The Democratic nomination process for 2020 is a race and Bernie Sanders should be the overwhelming favourite. He’s just announced his candidacy, and he’s the form horse, having come a close second in 2016. He won 46 per cent of elected delegates and 23 states. He smashed all sorts of fundraising records. He has a huge movement behind him, something which none of the other announced Democratic candidates have.

Somehow, by hook and crook, the Clinton machine scuppered his candidacy last time. But the Clinton machine is nearly destroyed. Who can stop him now? Bernie has consistently polled as the most popular politician in America. He’s a social-media phenomenon who probably doesn’t know what Instagram is.
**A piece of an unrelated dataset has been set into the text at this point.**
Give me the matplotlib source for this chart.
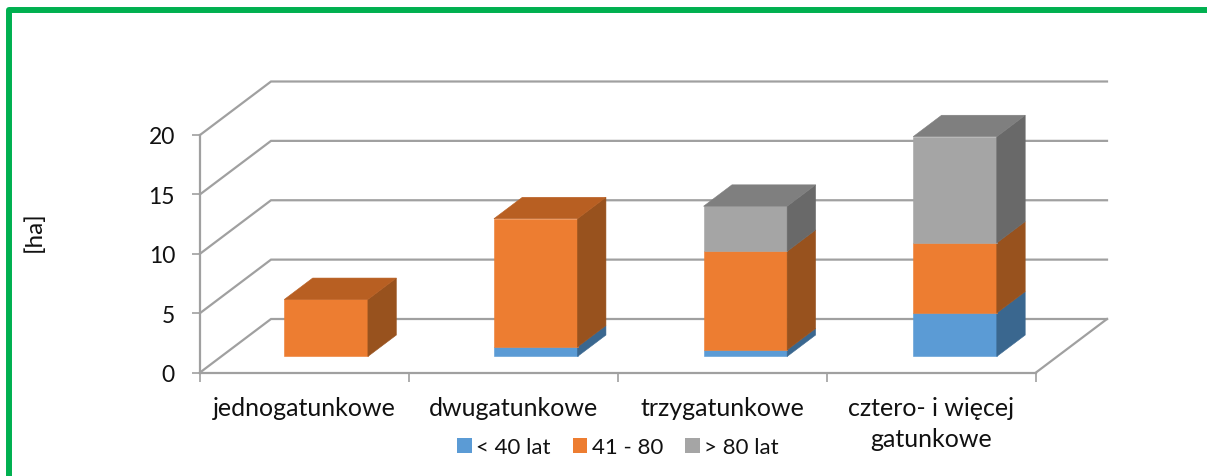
import matplotlib
matplotlib.use("Agg")
import matplotlib.pyplot as plt
from matplotlib.lines import Line2D
from matplotlib.patches import Patch, Polygon

plt.rcParams['font.family'] = ['Lato', 'DejaVu Sans']

categories = ['jednogatunkowe', 'dwugatunkowe', 'trzygatunkowe', 'cztero- i więcej\ngatunkowe']
young = [0.0, 0.8, 0.55, 3.66]
middle = [4.8, 10.8, 8.3, 5.9]
old = [0.0, 0.0, 3.8, 8.95]
series_names = ['< 40 lat', '41 - 80', '> 80 lat']
y_ticks = [0, 5, 10, 15, 20]

W, H = 1207, 477
fig = plt.figure(figsize=(W / 100, H / 100), dpi=100)
L, R, T, B = 200, 1036, 136, 373.5
ax = fig.add_axes([L / W, 1 - B / H, (R - L) / W, (B - T) / H])
ax.set_xlim(0, 4)
ax.set_ylim(0, 20)
for s in ['top', 'right']:
    ax.spines[s].set_visible(False)
GRID = '#A0A0A0'
for s in ['left', 'bottom']:
    ax.spines[s].set_color(GRID)
    ax.spines[s].set_linewidth(1.6)

DX = 71 / (R - L) * 4      # depth offset in category units
DY = 53.5 / (B - T) * 20   # depth offset in value units
D0, D1 = 0.30, 0.70        # bar depth range
SLOT = 1.003               # bar spacing relative to the category spacing


def P(x, y, d):
    return (x + DX * d, y + DY * d)


# walls and floor
for v in y_ticks:
    ax.plot(*zip(P(0, v, 0), P(0, v, 1), P(4, v, 1)), color=GRID, lw=1.6, zorder=1,
            clip_on=False, solid_joinstyle='miter')
ax.plot(*zip(P(4, 0, 0), P(4, 0, 1)), color=GRID, lw=1.6, zorder=1, clip_on=False)

COL = {
    'b': ('#5B9BD5', '#3A678F', '#3F709C'),
    'o': ('#ED7D31', '#98521E', '#B85F22'),
    'g': ('#A5A5A5', '#696969', '#7F7F7F'),
}
BW = 0.2
z = 3
for i in range(len(categories)):
    c = (i + 0.5) * SLOT
    x0, x1 = c - BW, c + BW
    base = 0.0
    segs = [(young[i], 'b'), (middle[i], 'o'), (old[i], 'g')]
    segs = [s for s in segs if s[0] > 0]
    for n, (val, key) in enumerate(segs):
        top = base + val
        front, side, cap = COL[key]
        ax.add_patch(Polygon([P(x0, base, D0), P(x1, base, D0), P(x1, top, D0), P(x0, top, D0)],
                             fc=front, ec=front, lw=0.4, zorder=z, clip_on=False))
        ax.add_patch(Polygon([P(x1, base, D0), P(x1, base, D1), P(x1, top, D1), P(x1, top, D0)],
                             fc=side, ec=side, lw=0.4, zorder=z, clip_on=False))
        if n == len(segs) - 1:
            ax.add_patch(Polygon([P(x0, top, D0), P(x1, top, D0), P(x1, top, D1), P(x0, top, D1)],
                                 fc=cap, ec=cap, lw=0.4, zorder=z, clip_on=False))
        base = top

ax.set_yticks(y_ticks)
ax.set_xticks(range(5))
ax.set_xticklabels([])
ax.set_xticks([i + 0.5 for i in range(4)], labels=categories, minor=True, fontsize=18, color='#111111',
              linespacing=1.4)
ax.tick_params(axis='x', which='minor', length=0, pad=17)
ax.tick_params(axis='x', which='major', length=6.5, width=1.2, color=GRID)
ax.tick_params(axis='y', length=6, width=1.2, color=GRID, labelsize=16.5, pad=12, labelcolor='#111111')
ax.set_ylabel('[ha]', fontsize=17.5, color='#111111')
ax.yaxis.set_label_coords((45 - L) / (R - L), (B - 232) / (B - T))

handles = [Patch(fc=c, ec='none') for c in ('#5B9BD5', '#ED7D31', '#A5A5A5')]
fig.legend(handles, series_names, loc='center', bbox_to_anchor=(618 / W, 1 - 448 / H), ncol=3,
           frameon=False, fontsize=16, handlelength=0.65, handleheight=0.65, handletextpad=0.2,
           columnspacing=1.0, labelcolor='#111111', borderpad=0)

fig.add_artist(Line2D([9 / W, 9 / W, 1.0], [0, 1 - 11.3 / H, 1 - 11.3 / H], color='#00B050', lw=4.3,
                      solid_joinstyle='round', transform=fig.transFigure))
fig.savefig('out.png', dpi=100)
In an age when everybody loathes politicians, he is widely seen as authentic and good. Likeability wins elections. Bernie isn’t just liked but adored.
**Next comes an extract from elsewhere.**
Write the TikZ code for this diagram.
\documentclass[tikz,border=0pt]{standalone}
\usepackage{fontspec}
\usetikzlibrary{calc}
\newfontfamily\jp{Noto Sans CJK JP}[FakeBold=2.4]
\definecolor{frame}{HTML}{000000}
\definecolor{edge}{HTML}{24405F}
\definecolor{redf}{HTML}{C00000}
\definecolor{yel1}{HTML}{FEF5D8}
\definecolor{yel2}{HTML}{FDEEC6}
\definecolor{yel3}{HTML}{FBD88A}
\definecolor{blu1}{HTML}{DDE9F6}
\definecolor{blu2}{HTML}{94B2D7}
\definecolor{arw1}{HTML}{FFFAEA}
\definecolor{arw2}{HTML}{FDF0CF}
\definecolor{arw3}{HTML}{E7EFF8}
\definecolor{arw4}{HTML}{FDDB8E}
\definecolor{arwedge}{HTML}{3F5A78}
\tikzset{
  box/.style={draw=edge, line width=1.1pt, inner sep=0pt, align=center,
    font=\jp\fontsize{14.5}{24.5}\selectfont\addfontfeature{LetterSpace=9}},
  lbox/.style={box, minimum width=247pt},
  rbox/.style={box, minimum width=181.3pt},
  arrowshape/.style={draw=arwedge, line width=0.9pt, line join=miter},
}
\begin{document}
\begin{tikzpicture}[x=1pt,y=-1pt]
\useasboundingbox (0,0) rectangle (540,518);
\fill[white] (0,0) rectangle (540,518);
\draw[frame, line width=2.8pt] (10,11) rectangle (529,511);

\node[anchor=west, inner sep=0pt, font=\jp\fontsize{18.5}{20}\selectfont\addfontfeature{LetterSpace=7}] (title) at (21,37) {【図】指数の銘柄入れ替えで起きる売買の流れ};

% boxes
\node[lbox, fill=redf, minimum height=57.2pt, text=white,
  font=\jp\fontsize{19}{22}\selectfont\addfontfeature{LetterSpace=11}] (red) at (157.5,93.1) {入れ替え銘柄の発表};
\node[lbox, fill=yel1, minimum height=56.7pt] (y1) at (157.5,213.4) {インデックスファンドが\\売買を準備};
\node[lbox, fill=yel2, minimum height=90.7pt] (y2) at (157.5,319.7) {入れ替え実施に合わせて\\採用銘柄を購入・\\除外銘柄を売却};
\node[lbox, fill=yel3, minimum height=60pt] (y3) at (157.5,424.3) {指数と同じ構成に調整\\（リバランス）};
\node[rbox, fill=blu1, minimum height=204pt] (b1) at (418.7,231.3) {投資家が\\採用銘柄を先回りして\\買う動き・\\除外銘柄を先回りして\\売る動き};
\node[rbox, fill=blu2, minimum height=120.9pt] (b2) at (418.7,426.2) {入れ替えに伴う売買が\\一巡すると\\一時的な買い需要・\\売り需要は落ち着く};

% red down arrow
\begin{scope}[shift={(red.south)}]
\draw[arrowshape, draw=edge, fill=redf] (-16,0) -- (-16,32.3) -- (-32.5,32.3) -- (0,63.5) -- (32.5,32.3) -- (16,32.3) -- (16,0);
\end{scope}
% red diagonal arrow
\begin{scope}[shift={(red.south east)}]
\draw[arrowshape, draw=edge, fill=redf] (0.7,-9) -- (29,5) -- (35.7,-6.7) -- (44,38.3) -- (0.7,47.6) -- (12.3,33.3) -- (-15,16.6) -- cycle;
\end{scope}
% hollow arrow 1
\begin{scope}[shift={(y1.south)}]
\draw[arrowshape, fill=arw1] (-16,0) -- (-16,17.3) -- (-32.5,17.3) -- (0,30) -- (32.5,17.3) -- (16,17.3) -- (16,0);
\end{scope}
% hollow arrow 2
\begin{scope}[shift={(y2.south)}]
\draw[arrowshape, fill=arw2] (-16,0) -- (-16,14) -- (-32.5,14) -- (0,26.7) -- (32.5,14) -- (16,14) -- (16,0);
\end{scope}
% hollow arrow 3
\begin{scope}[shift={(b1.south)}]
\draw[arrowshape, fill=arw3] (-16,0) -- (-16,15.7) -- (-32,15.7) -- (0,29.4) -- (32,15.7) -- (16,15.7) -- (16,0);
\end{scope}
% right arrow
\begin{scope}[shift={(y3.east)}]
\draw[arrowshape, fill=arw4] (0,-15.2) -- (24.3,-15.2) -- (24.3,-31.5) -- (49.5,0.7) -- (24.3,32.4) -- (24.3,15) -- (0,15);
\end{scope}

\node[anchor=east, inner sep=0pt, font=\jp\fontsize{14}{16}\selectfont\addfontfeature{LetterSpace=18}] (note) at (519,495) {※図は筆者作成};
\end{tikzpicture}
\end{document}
Sanders’s political achievements should never be underestimated. He has moved the Democratic Party – kicking and screaming – to the left. It is, in many ways, the Bernie Party now. Sanders’s rivals now compete to be Bernier than each other: Medicare-for-all is now standard policy fare among Democratic hopefuls. Four years ago, it was seen as dangerous.

Of course, one might argue that now Bernie has more competition on the left: Kamala Harris, Elizabeth Warren, and others are all ploughing the left-populist terrain. Tulsi Gabbard is a rival among the anti-war crowd. His radicalism no longer feels quite so radical. He’s lost his edge, etc. Add his age (he’s 77) and one starts to wonder if he might be past it.

But politics rewards innovators more than imitators, and Bernie Sanders is the real deal. His old-skool 1950s socialism has more authenticity than the identity-based diversity of the new new left. People trust him.